New guidance has been published to help public sector organisations such as councils make more effective cases for investing in location data.
Geospatial data – also known as location data – tells organisations where people and objects are and underpins key services used by local authorities.
It supports the delivery of policies ranging from net zero and levelling up to managing the coronavirus pandemic.
Published by the Geospatial Commission, the guidance sets out an approach to understanding, assessing and articulating the value of a location data project, from the inception stage to the presentation of benefits.
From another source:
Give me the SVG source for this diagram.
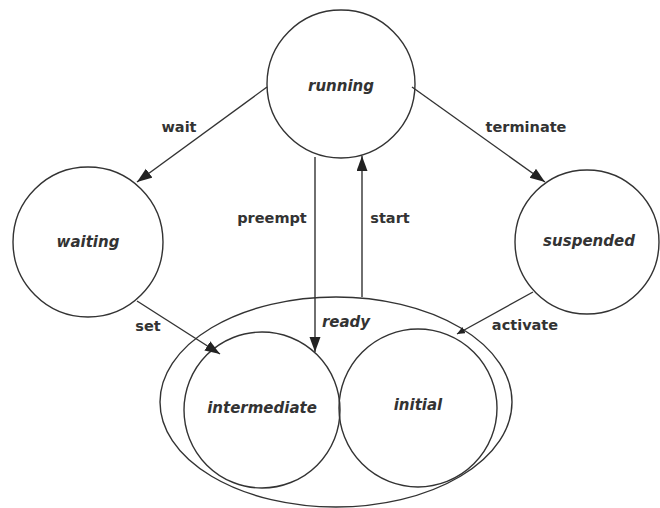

Thalia Baldwin, commissioner of the Geospatial Commission said: ‘Linking data to location improves analysis, decisions and outcomes. It is vital that the public sector invests to maintain our strategic national geospatial assets. Our guidance will support organisations to make a coherent and persuasive case for improved geospatial data.’
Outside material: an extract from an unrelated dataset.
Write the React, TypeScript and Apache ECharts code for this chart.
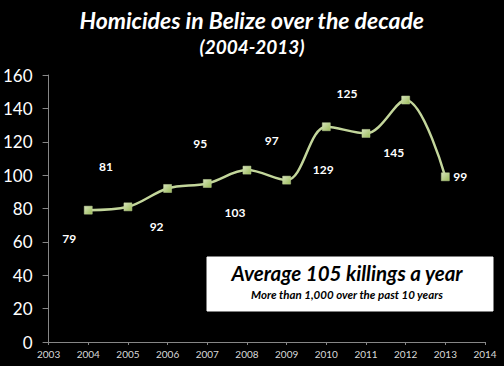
import React, { useEffect, useRef } from "react";
import * as echarts from "echarts";

const years = [2004, 2005, 2006, 2007, 2008, 2009, 2010, 2011, 2012, 2013];
const homicides = [79, 81, 92, 95, 103, 97, 129, 125, 145, 99];
const yTicks = [0, 20, 40, 60, 80, 100, 120, 140, 160];
const titleText = "Homicides in Belize over the decade";
const subtitleText = "(2004-2013)";
const boxTitle = "Average 105 killings a year";
const boxSub = "More than 1,000 over the past 10 years";

// label placement offsets (styling, not data)
const labelOffsets: [number, number][] = [
  [-19, 28], [-22, -40], [-11, 38], [-7, -40], [-12, 42],
  [-15, -40], [-3, 43], [-19, -40], [-12, 52], [15, 0],
];

const FONT = "Lato, 'Open Sans', sans-serif";

export default function App() {
  const ref = useRef<HTMLDivElement>(null);
  useEffect(() => {
    if (!ref.current) return;
    const chart = echarts.init(ref.current, undefined, { renderer: "svg" });
    const data = years.map((y, i) => ({
      value: [y, homicides[i]],
      label: { offset: labelOffsets[i] },
    }));
    chart.setOption({
      animation: false,
      backgroundColor: "#000000",
      textStyle: { fontFamily: FONT },
      grid: { left: 48, right: 19, top: 75, bottom: 24 },
      xAxis: {
        type: "value",
        min: 2003,
        max: 2014,
        interval: 1,
        axisLine: { show: true, lineStyle: { color: "#868686", width: 1 } },
        axisTick: { show: true, length: 3, lineStyle: { color: "#868686" } },
        splitLine: { show: false },
        axisLabel: {
          color: "#d9d9d9",
          fontSize: 10,
          margin: 7,
          fontFamily: FONT,
          formatter: (v: number) => String(v),
        },
      },
      yAxis: {
        type: "value",
        min: yTicks[0],
        max: yTicks[yTicks.length - 1],
        interval: 20,
        axisLine: { show: true, lineStyle: { color: "#868686", width: 1 } },
        axisTick: { show: true, length: 6, lineStyle: { color: "#868686" } },
        splitLine: { show: false },
        axisLabel: { color: "#ffffff", fontSize: 17, margin: 16, fontFamily: FONT },
      },
      series: [
        {
          type: "line",
          data,
          smooth: 0.35,
          symbol: "rect",
          symbolSize: 8,
          lineStyle: { color: "#c3d69b", width: 2.5 },
          itemStyle: {
            color: new echarts.graphic.LinearGradient(0, 0, 1, 1, [
              { offset: 0, color: "#d7e4bd" },
              { offset: 1, color: "#9bbb59" },
            ]),
            borderColor: "#c3d69b",
            borderWidth: 0.5,
          },
          label: {
            show: true,
            position: "inside",
            color: "#ffffff",
            fontWeight: "bold",
            fontSize: 12,
            fontFamily: FONT,
          },
        },
      ],
      graphic: [
        {
          type: "text",
          left: "center",
          top: 8,
          style: {
            text: titleText,
            fill: "#ffffff",
            font: `italic bold 23px ${FONT}`,
          },
        },
        {
          type: "text",
          left: "center",
          top: 37,
          style: {
            text: subtitleText,
            fill: "#ffffff",
            font: `italic bold 19px ${FONT}`,
          },
        },
        {
          type: "rect",
          shape: { x: 207, y: 257, width: 286, height: 54 },
          style: { fill: "#ffffff", stroke: "#ffffff" },
        },
        {
          type: "text",
          x: 347,
          y: 273,
          style: {
            text: boxTitle,
            fill: "#000000",
            font: `italic bold 20.5px ${FONT}`,
            align: "center",
            verticalAlign: "middle",
          },
        },
        {
          type: "text",
          x: 347,
          y: 294,
          style: {
            text: boxSub,
            fill: "#000000",
            font: `italic bold 11.5px ${FONT}`,
            align: "center",
            verticalAlign: "middle",
          },
        },
      ],
    });
    return () => chart.dispose();
  }, []);
  return <div ref={ref} style={{ width: 504, height: 366, position: "fixed", left: 0, top: 0 }} />;
}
David Henderson, chief geospatial officer at Ordnance Survey said: ‘We all know the practical value of maps and location data in supporting our everyday life. But expressing that value in a way that supports future investment in geospatial data and services by government and business remains a challenge. This work provides a valuable foundation on how to express those benefits and a more consistent approach to making the case for geospatial data.’
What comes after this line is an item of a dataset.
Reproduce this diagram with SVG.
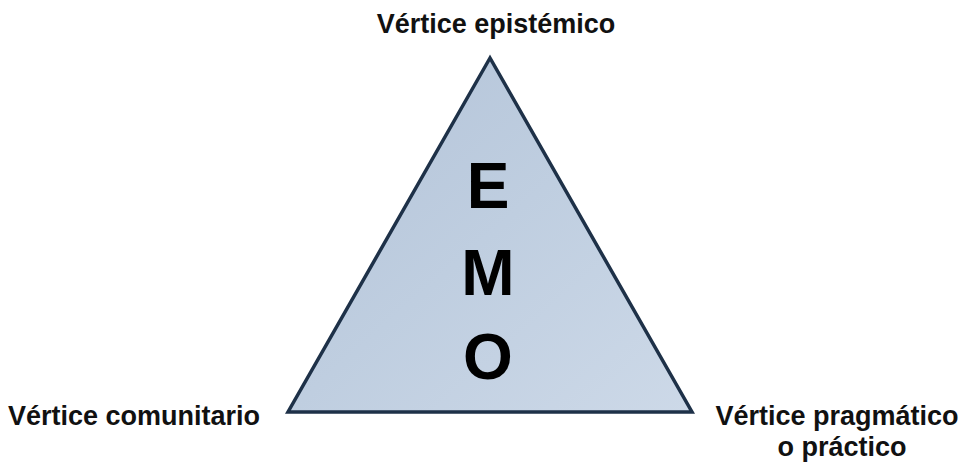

Sarah Snelson, director of Public Policy Practice at Frontier Economics, which helped develop the guidance, added: ‘Geospatial data has the potential to unlock a variety of important use cases across the UK economy but there are challenges to valuation that can inhibit their application. We have worked closely with stakeholders to develop a practical valuation approach that public sector organisations can apply. We are excited to see how the framework is used.’